December 2014


When my daughter was a preschooler she was accustomed to having a nightlight burning in her room at night when she slept. There is a measure of comfort to know that the light is burning. Occasionally the bulb in the nightlight would burn out. For my daughter it was a frightening experience when this happened at night-time. If she awoke and the light was not there she called out to let me know that something was wrong. By replacing the bulb, fears are calmed and the whole household can return to sleep.

Jesus tells us that he himself is the light of the world. Without this light, we cannot see, we cannot find comfort. With the light of Christ we are comforted and we can enjoy life calmly. The light was first introduced into the world at the first Christmas. Today, Christ-followers carry the light of Jesus in their spirits. While the light will not burn out (like a nightlight’s bulb), we must let it shine out through the things that we do, and the way that we live.

This is the message of Christmas—Let your light shine!

One of my favorite quips is to tell people I have no first name—I am named for my uncle (Robert Benjamin Weaver), and my grandmother (Ruby Allen Holloway Weaver). So, I have two second names, but no first. I share this distinction with my second daughter who bears the middle names of both my sister and my wife’s sister. When Little Bit was born, we wanted to honor our sisters, but we also wanted to give her a name that could influence her demeanor. And so, like her aunt, her middle name is Joy.

It is a fitting name because of the joy she brought into our home on the day of her birth. It is further fitting because of the exuberant way that she lives life. Her gusto for living every moment to the fullest reminds me of the other reason that we named her “Joy.” And that reason is to remind us of the joy that can be found only in Christ—and it is one of the greatest gifts of Christmas. We are reminded again at Christmas and can echo the words of Barney Warren’s old gospel song:

I have found the joy no tongue can tell,

How its waves of glory roll!

It is like a great o’erflowing well

Springing up within my soul.

      It is joy unspeakable and full of glory,

      Full of glory, full of glory.

      It is joy unspeakable and full of glory;

      Oh the half has never yet been told!

(verse 4, taken from The Celebration Hymnal, 1997, #740)

What lasts? According to some companies, the warranty (“As long as you own your car!”). According to television commercials several things last: Energizer® batteries (“they keep going and going and going). I personally believe that it’s just the Bunny that keeps on going because I have had to replace their batteries any number of times.

Years ago we were entertained by a cartoonish commercial that asked, “How many licks does it take to get to the Tootsie Roll® center of a Tootsie Pop®?” Which everyone assured the boy asking, “I don’t know, I always bite.” But the owl decided to give the question a scientific test: “One, two, three . . . Three.” “The world may never know.”

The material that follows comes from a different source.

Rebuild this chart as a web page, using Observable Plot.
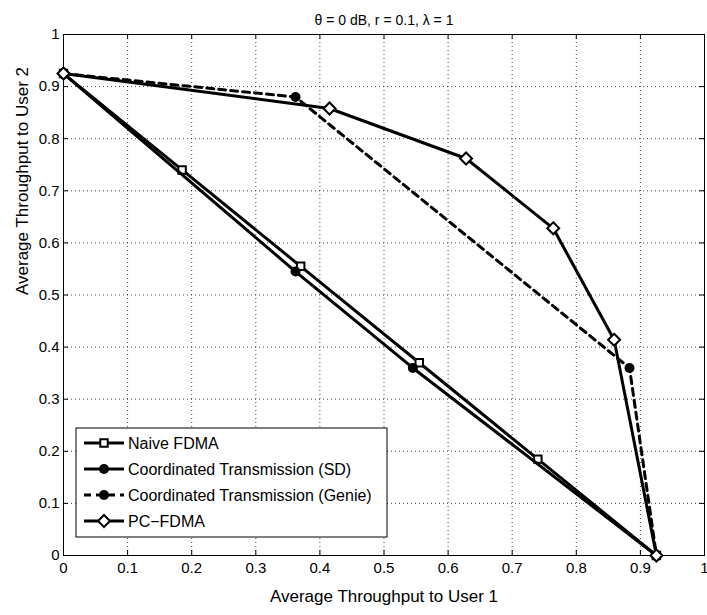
<!DOCTYPE html>
<html>
<head>
<meta charset="utf-8">
<script src="https://cdn.jsdelivr.net/npm/d3@7"></script>
<script src="https://cdn.jsdelivr.net/npm/@observablehq/plot@0.6"></script>
<style>
  html, body { margin: 0; padding: 0; background: white; }
  svg g[aria-label="x-axis tick label"], svg g[aria-label="y-axis tick label"],
  svg g[aria-label="x-axis tick label"] text, svg g[aria-label="y-axis tick label"] text {
    font-size: 15px !important;
  }
</style>
</head>
<body>
<div id="chart"></div>
<script>
// ---- data ----
const naiveX = [0, 0.185, 0.37, 0.555, 0.74, 0.925];
const naiveY = [0.925, 0.74, 0.555, 0.37, 0.185, 0];

const sdX = [0, 0.362, 0.545, 0.925];
const sdY = [0.925, 0.545, 0.36, 0];

const genieX = [0, 0.362, 0.883, 0.925];
const genieY = [0.925, 0.88, 0.36, 0];

const pcX = [0, 0.415, 0.628, 0.764, 0.859, 0.925];
const pcY = [0.925, 0.858, 0.762, 0.628, 0.414, 0];

const tickValues = [0, 0.1, 0.2, 0.3, 0.4, 0.5, 0.6, 0.7, 0.8, 0.9, 1];
const tickLabels = ["0", "0.1", "0.2", "0.3", "0.4", "0.5", "0.6", "0.7", "0.8", "0.9", "1"];

const seriesNames = ["Naive FDMA", "Coordinated Transmission (SD)", "Coordinated Transmission (Genie)", "PC\u2212FDMA"];
const titleText = "\u03b8 = 0 dB, r = 0.1, \u03bb = 1";
const xTitle = "Average Throughput to User 1";
const yTitle = "Average Throughput to User 2";

// ---- build ----
const toPts = (xs, ys) => xs.map((x, i) => ({x, y: ys[i]}));
const naive = toPts(naiveX, naiveY);
const sd = toPts(sdX, sdY);
const genie = toPts(genieX, genieY);
const pc = toPts(pcX, pcY);

const W = 707, H = 615, mL = 63, mR = 3, mT = 34, mB = 60;
const frameH = H - mT - mB;
const frameW = W - mL - mR;
const font = "'Liberation Sans', Arial, Helvetica, sans-serif";
const fmt = d => tickLabels[tickValues.indexOf(d)];

const chart = Plot.plot({
  width: W, height: H,
  marginLeft: mL, marginRight: mR, marginTop: mT, marginBottom: mB,
  x: {domain: [0, 1]},
  y: {domain: [0, 1]},
  style: {fontFamily: font, fontSize: "14px", background: "white", color: "black", overflow: "visible"},
  marks: [
    Plot.gridX(tickValues.slice(1, -1), {stroke: "#000", strokeOpacity: 0.8, strokeWidth: 0.9, strokeDasharray: "1,3"}),
    Plot.gridY(tickValues.slice(1, -1), {stroke: "#000", strokeOpacity: 0.8, strokeWidth: 0.9, strokeDasharray: "1,3"}),
    // inward ticks on all four sides
    Plot.tickX(tickValues, {x: d => d, insetTop: frameH - 5, stroke: "#000", strokeWidth: 1}),
    Plot.tickX(tickValues, {x: d => d, insetBottom: frameH - 5, stroke: "#000", strokeWidth: 1}),
    Plot.tickY(tickValues, {y: d => d, insetRight: frameW - 5, stroke: "#000", strokeWidth: 1}),
    Plot.tickY(tickValues, {y: d => d, insetLeft: frameW - 5, stroke: "#000", strokeWidth: 1}),
    Plot.axisX(tickValues, {tickSize: 0, tickPadding: 7, tickFormat: fmt, label: null, fontSize: 15}),
    Plot.axisY(tickValues, {tickSize: 0, tickPadding: 4, tickFormat: fmt, label: null, fontSize: 15}),
    Plot.frame({stroke: "#000", strokeWidth: 1}),

    // series
    Plot.line(naive, {x: "x", y: "y", stroke: "#000", strokeWidth: 3}),
    Plot.dot(naive, {x: "x", y: "y", symbol: "square", r: 4.2, fill: "white", stroke: "#000", strokeWidth: 2}),
    Plot.line(sd, {x: "x", y: "y", stroke: "#000", strokeWidth: 3}),
    Plot.dot(sd, {x: "x", y: "y", symbol: "circle", r: 5, fill: "#000", stroke: "none"}),
    Plot.line(genie, {x: "x", y: "y", stroke: "#000", strokeWidth: 3, strokeDasharray: "7,5"}),
    Plot.dot(genie, {x: "x", y: "y", symbol: "circle", r: 5, fill: "#000", stroke: "none"}),
    Plot.line(pc, {x: "x", y: "y", stroke: "#000", strokeWidth: 3}),
    Plot.dot(pc, {x: "x", y: "y", symbol: "diamond2", r: 5.4, fill: "white", stroke: "#000", strokeWidth: 2}),

    // titles
    Plot.text([titleText], {frameAnchor: "top", dy: -19, fontSize: 14, fill: "#000"}),
    Plot.text([xTitle], {frameAnchor: "bottom", dy: 46, fontSize: 17, fill: "#000"}),
    Plot.text([yTitle], {frameAnchor: "left", dx: -41, rotate: -90, fontSize: 17, fill: "#000"})
  ]
});

const svg = d3.select(chart);

// ---- legend ----
const lg = svg.append("g").attr("font-family", font).attr("font-size", 16).attr("text-anchor", "start");
const bx = 76, by = 428, bw = 311, bh = 109;
lg.append("rect").attr("x", bx).attr("y", by).attr("width", bw).attr("height", bh)
  .attr("fill", "white").attr("stroke", "#000").attr("stroke-width", 1);
const styles = [
  {dash: null, sym: d3.symbolSquare, size: 4.2 * 4.2 * Math.PI, fill: "white", sw: 2},
  {dash: null, sym: d3.symbolCircle, size: 25 * Math.PI, fill: "#000", sw: 0},
  {dash: "7,5", sym: d3.symbolCircle, size: 25 * Math.PI, fill: "#000", sw: 0},
  {dash: null, sym: d3.symbolDiamond2, size: 5.4 * 5.4 * Math.PI, fill: "white", sw: 2}
];
seriesNames.forEach((name, i) => {
  const yy = by + 15 + i * 26;
  const st = styles[i];
  lg.append("line").attr("x1", 84).attr("x2", 124).attr("y1", yy).attr("y2", yy)
    .attr("stroke", "#000").attr("stroke-width", 3)
    .attr("stroke-dasharray", st.dash);
  lg.append("path").attr("d", d3.symbol(st.sym, st.size)())
    .attr("transform", `translate(104,${yy})`)
    .attr("fill", st.fill).attr("stroke", st.sw ? "#000" : "none").attr("stroke-width", st.sw);
  lg.append("text").attr("x", 128).attr("y", yy).attr("dy", "0.35em").attr("fill", "#000")
    .attr("text-anchor", "start").text(name);
});

document.getElementById("chart").appendChild(chart);
</script>
</body>
</html>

So what is long-lasting? Sermons? Opera? Wal-Mart check-out lines?

I think the best answer is the never-ending love of Christ that we celebrate at Christmas. It is a love that lasts in spite of wars, a love that endures despite heartache, and a love that will accompany the believer into eternity (and abide with him there). This is Christmas: Love that never ends.

In the New Testament we find the story of Jesus and His disciples (the Twelve) caught up in a storm in the middle of the sea (see Mark 4). Jesus, weary from a day of ministry, has fallen to sleep in the back of the boat. The disciples, on the other hand are in search of the one thing that a storm in the middle of the Sea of Galilee will rob them of—calm. When they are finally able to wake Him, with fear in their eyes, hearts, and voices, they convince Jesus of their dire need. With a simple command – “Be still!” – Jesus brings peace upon the whole setting.

Jesus’ words, “Peace! Be still!” were not directed only at the raging waves (that became completely calm at the command), but also to His followers. “Be still!” He says. “Be quiet, I am with you,” He reminds us. This is His special gift to those who believe and follow—Peace. Hear one more promise from the King who came as an infant to be a gift to the world: “Peace I leave with you, My peace I give to you; not as the world gives do I give to you. Let not your heart be troubled, neither let it be afraid.” (John 14:27)

The Christmas season is now properly upon us. The Sunday following Thanksgiving (four weeks before the celebration of Christmas) marks the first day of Advent—the celebration of Christ’s coming. Each week focuses on a different theme, and this year we will consider Hope during this first week of Advent.

Hope is an intriguing thing because of what people are willing to place their hope for a future in. Speaking in specifically spiritual terms, people have been know to place their hope in good works, alms-giving, heritage, church membership and/or attendance. But the hymn writer understood the nature of hope when he wrote:

 

My hope is built on nothing less

Than Jesus’ blood and righteousness;

I dare not trust the sweetest frame,

But wholly lean on Jesus’ name.

(“The Solid Rock” words by Edward Mote)

 

What we discover along the way in our search for hope is that the only true and lasting hope can be found in Christ.